*DATASET EXCERPT*
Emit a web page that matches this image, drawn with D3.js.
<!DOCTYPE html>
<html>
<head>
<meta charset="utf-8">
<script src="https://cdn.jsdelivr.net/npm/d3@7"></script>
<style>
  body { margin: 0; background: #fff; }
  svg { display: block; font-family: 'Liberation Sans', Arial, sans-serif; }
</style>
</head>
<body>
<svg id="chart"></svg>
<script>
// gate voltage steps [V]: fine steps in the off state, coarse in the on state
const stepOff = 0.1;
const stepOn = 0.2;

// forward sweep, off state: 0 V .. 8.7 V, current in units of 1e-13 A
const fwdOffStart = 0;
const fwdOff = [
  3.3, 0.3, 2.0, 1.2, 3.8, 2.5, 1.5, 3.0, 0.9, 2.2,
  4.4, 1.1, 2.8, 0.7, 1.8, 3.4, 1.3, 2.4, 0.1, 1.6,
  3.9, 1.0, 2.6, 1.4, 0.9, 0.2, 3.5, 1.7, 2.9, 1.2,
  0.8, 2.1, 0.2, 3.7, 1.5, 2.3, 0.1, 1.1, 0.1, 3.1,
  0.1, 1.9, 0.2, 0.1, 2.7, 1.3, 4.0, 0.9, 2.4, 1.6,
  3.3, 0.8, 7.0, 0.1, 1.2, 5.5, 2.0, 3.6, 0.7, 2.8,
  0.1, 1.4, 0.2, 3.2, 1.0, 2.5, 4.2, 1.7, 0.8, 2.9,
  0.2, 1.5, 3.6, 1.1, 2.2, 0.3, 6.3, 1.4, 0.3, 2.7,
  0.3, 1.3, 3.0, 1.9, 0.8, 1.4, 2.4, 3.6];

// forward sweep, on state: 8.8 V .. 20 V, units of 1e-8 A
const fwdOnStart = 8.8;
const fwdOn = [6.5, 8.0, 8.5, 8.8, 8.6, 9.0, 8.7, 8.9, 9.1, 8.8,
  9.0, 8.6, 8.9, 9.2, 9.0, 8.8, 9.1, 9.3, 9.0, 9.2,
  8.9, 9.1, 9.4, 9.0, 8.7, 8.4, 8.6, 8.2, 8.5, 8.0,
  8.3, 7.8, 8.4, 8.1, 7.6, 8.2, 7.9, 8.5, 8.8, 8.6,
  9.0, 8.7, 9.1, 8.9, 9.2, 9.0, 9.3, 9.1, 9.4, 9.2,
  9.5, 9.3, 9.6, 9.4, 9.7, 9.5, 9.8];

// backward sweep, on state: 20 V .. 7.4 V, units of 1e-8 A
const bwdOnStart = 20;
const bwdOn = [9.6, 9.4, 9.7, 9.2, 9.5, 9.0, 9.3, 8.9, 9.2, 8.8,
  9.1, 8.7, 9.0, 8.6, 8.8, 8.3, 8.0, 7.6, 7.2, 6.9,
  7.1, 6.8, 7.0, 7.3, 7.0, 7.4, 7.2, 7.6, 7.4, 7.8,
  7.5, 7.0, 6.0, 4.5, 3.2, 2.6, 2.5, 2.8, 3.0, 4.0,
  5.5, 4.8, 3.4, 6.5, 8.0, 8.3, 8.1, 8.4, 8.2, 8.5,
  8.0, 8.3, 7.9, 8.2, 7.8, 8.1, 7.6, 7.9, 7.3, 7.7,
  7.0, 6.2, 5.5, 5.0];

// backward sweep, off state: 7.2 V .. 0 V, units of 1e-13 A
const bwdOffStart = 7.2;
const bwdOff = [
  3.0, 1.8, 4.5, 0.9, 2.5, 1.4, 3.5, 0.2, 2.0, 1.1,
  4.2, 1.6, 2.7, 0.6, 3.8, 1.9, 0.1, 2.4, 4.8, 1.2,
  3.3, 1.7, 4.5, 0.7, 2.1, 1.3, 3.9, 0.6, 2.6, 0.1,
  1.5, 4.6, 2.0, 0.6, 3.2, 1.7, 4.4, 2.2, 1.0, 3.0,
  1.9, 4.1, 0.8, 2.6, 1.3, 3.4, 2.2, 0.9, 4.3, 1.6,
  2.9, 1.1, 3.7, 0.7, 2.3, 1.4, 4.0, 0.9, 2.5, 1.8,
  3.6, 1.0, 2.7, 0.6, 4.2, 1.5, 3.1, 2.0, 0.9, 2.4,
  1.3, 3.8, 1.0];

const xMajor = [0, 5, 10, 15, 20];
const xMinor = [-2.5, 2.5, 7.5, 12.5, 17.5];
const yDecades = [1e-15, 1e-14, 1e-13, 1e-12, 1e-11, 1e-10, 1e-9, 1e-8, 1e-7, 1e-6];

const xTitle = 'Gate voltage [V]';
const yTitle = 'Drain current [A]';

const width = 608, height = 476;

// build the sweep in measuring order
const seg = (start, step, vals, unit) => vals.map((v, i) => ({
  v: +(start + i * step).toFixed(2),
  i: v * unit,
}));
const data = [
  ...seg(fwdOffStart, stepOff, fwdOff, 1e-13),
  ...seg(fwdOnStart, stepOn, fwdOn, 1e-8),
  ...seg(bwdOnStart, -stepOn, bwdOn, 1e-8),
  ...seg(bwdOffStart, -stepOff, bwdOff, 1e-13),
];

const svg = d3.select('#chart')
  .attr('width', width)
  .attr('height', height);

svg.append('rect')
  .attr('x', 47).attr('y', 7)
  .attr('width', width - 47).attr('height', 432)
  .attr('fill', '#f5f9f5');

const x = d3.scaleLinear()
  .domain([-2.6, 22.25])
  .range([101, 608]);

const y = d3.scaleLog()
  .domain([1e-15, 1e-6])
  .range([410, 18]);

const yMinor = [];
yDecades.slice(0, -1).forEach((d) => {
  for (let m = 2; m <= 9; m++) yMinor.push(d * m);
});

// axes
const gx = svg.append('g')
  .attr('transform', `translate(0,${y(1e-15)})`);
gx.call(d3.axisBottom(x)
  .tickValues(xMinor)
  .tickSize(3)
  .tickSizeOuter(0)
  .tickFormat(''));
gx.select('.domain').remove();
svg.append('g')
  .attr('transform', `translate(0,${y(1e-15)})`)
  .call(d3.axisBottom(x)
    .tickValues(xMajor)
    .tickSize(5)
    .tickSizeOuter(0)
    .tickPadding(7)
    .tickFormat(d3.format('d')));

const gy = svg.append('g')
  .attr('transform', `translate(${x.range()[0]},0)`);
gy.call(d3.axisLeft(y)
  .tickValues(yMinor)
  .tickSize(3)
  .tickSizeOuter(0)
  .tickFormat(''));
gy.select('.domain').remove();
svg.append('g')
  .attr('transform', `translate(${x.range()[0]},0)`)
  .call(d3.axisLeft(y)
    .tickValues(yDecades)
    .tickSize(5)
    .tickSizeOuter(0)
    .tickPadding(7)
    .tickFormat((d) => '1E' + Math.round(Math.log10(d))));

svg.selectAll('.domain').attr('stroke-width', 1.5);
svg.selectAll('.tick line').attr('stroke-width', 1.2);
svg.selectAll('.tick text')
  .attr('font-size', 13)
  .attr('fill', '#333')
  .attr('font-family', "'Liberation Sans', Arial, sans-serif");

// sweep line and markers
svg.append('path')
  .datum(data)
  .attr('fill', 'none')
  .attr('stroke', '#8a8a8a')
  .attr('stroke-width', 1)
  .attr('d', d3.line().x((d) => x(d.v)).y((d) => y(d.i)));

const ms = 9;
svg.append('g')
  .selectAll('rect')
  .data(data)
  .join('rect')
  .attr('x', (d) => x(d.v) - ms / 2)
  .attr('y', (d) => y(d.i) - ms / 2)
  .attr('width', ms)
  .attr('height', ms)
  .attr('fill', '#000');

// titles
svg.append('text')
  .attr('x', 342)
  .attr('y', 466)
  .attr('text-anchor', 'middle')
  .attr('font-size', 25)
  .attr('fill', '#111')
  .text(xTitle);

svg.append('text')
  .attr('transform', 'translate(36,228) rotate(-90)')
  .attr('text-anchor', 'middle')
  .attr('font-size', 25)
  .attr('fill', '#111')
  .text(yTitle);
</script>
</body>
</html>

*DESCRIPTION OF THE TASK*
Word for word, quote the lines of the material from the first line through the line with "const stepOn = 0.2;", both ends included.

*IN RESPONSE*
Emit a web page that matches this image, drawn with D3.js.
<!DOCTYPE html>
<html>
<head>
<meta charset="utf-8">
<script src="https://cdn.jsdelivr.net/npm/d3@7"></script>
<style>
  body { margin: 0; background: #fff; }
  svg { display: block; font-family: 'Liberation Sans', Arial, sans-serif; }
</style>
</head>
<body>
<svg id="chart"></svg>
<script>
// gate voltage steps [V]: fine steps in the off state, coarse in the on state
const stepOff = 0.1;
const stepOn = 0.2;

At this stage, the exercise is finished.